In [1]:
import os
import json
from tqdm import tqdm

In [2]:
def file_open(file_path):
    with open(file_path, 'r', encoding='utf-8') as f:
        data = json.load(f)
    return data

In [3]:
base_path = '../data/document/역도'

name_list = ['역도의 이해', '역도의 스포츠 과학적 원리', '역도경기 기술의 구조와 훈련법', '역도체력의 구조와 훈련법', '역도 훈련프로그램 구성 및 지도안']
path_list = []

suffix = '_dataset.json'
for name in name_list:
    path = os.path.join(base_path, name + suffix)
    path_list.append(path)

dataset_list = []
for path in path_list:
    print(path)
    file = file_open(path)
    dataset_list.append(file)

../data/document/역도\역도의 이해_dataset.json
../data/document/역도\역도의 스포츠 과학적 원리_dataset.json
../data/document/역도\역도경기 기술의 구조와 훈련법_dataset.json
../data/document/역도\역도체력의 구조와 훈련법_dataset.json
../data/document/역도\역도 훈련프로그램 구성 및 지도안_dataset.json


# 문서 전처리
## 검색 전용 데이터 생성
1. 불필요 정보 제거
   - figure, chart, table의 hypotheticalQuestions 제거(?)
   - filepaths 제거
   - category 제거 
2. 페이지 수정
3. tiktoken 수를 기준으로 분할
   - 최소 토큰 350, 최대 토큰 500 
   - overlap: 최대 150 토큰

### 검색 전용 Document 구조
- id: int
- metadata: Dict
  - filename: str
  - page: List[int]
- page_content: str
- type: Document

In [4]:
import tiktoken
import re
from typing import List, Tuple

def get_token_length(text: str, encoding_name: str = "cl100k_base") -> int:
    encoding = tiktoken.get_encoding(encoding_name)
    return len(encoding.encode(text))

def split_into_sentences(text: str) -> List[Tuple[str, int]]:
    sentences = re.split(r'(?<=[.!?])\s+', text)
    
    return [(s.strip(), get_token_length(s.strip())) for s in sentences if s.strip()]

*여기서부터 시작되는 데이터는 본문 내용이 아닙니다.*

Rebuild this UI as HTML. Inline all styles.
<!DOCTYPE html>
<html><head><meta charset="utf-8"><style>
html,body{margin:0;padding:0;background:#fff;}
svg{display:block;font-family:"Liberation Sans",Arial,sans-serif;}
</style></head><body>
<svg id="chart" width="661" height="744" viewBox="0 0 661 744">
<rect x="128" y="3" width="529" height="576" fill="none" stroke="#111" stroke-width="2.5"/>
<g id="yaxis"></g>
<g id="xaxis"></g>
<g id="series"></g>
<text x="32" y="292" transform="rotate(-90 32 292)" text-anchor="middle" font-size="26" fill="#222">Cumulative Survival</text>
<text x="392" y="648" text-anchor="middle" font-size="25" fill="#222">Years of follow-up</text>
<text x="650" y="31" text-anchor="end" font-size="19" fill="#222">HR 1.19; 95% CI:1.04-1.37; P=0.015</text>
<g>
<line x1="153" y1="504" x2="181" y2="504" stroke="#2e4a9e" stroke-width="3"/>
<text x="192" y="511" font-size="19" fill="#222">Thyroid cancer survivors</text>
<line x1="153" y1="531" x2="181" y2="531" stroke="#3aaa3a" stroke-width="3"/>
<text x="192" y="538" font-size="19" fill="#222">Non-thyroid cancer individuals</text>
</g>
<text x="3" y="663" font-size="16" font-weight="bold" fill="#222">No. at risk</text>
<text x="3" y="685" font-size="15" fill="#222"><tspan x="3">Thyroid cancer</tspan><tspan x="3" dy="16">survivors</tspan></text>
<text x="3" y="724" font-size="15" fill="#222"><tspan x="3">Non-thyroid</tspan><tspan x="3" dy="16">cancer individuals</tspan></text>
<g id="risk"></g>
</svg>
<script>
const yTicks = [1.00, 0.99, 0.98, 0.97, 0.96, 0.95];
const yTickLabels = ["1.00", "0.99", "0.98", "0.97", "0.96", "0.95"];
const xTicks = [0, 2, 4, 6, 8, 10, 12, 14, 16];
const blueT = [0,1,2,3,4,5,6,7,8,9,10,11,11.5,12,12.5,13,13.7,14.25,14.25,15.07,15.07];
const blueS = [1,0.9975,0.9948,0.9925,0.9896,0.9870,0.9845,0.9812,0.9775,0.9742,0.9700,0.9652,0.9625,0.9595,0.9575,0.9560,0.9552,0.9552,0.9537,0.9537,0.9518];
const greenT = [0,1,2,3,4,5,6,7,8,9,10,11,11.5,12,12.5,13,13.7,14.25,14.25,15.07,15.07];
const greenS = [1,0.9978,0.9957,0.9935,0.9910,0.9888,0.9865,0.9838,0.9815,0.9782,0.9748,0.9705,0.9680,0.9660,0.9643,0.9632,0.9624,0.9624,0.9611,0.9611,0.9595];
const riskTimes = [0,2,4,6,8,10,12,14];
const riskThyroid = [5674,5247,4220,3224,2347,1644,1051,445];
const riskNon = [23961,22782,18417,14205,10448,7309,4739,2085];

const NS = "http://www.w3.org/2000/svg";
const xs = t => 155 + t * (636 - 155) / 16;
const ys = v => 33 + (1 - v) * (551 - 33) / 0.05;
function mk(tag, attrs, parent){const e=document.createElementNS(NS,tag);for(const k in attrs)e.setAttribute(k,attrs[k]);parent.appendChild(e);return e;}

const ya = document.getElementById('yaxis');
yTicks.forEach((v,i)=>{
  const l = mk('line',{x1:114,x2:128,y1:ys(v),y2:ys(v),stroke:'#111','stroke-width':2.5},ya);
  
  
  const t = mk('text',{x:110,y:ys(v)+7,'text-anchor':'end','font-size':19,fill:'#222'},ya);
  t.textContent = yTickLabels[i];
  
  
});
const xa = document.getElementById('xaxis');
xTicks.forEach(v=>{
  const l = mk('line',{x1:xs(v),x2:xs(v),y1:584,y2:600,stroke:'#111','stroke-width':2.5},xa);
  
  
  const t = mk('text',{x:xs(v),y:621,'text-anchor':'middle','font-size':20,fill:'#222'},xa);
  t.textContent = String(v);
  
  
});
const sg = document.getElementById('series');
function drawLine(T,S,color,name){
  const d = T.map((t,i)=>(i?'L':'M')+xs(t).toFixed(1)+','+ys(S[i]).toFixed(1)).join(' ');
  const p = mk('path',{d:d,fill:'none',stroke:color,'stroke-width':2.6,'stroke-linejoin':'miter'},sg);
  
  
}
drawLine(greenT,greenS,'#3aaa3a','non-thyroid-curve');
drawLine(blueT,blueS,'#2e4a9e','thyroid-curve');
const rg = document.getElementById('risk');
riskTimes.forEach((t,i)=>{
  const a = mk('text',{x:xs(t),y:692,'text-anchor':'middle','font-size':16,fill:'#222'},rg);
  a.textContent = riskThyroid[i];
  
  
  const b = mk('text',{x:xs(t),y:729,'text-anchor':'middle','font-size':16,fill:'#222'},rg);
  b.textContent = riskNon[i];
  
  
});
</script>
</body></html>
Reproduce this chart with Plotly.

def get_overlap_from_previous_chunk(
    last_chunk: dict,
    current_chunk_tokens: int,
    current_chunk_sentences: List[Tuple[str, int]],
    min_tokens: int,
    max_tokens: int
    ) -> Tuple[List[Tuple[str, int]], int]:

    last_sentences = split_into_sentences(last_chunk['page_content'])
    
    # 필요한 토큰 수와 가용 가능한 토큰 수 계산
    needed_tokens = min_tokens - current_chunk_tokens
    available_tokens = max_tokens - current_chunk_tokens
    
    additional_sentences = []
    additional_tokens = 0
    
    # 이전 청크의 문장들을 뒤에서부터 검사
    for sent, tok in reversed(last_sentences):
        # 현재 청크가 min_tokens보다 작은 경우
        if current_chunk_tokens < min_tokens:
            if additional_tokens + tok <= available_tokens:
                additional_sentences.insert(0, (sent, tok))
                additional_tokens += tok
                if additional_tokens >= needed_tokens:
                    break
        # 일반적인 경우
        else:
            if (current_chunk_tokens + additional_tokens + tok <= max_tokens):
                additional_sentences.insert(0, (sent, tok))
                additional_tokens += tok
            else:
                break
    
    # 확장된 문장 리스트와 토큰 수 생성
    extended_sentences = additional_sentences + current_chunk_sentences
    extended_tokens = current_chunk_tokens + additional_tokens
    
    return extended_sentences, extended_tokens


def chunk_by_token_range_with_sentence_overlap(
    doc: dict,
    chunk_id: int,
    min_tokens: int = 350,
    max_tokens: int = 500,
    ) -> Tuple[List[dict], List[dict], int]:    

    json_list = []
    page_content = ''
    for element in doc['content']:
        if element['category'] == 'table':
            caption = '' 
            if 'caption' in element:
                caption = '\n\n' + element['caption'] + '\n\n' # llm에 context를 입력하는 과정에서 caption 활용을 위한 전처리
            json = element['information']['table_json']
            chunk_id += 1
            json_list.append({'chunk_id': chunk_id,
                              'table': json,
                              'caption': caption})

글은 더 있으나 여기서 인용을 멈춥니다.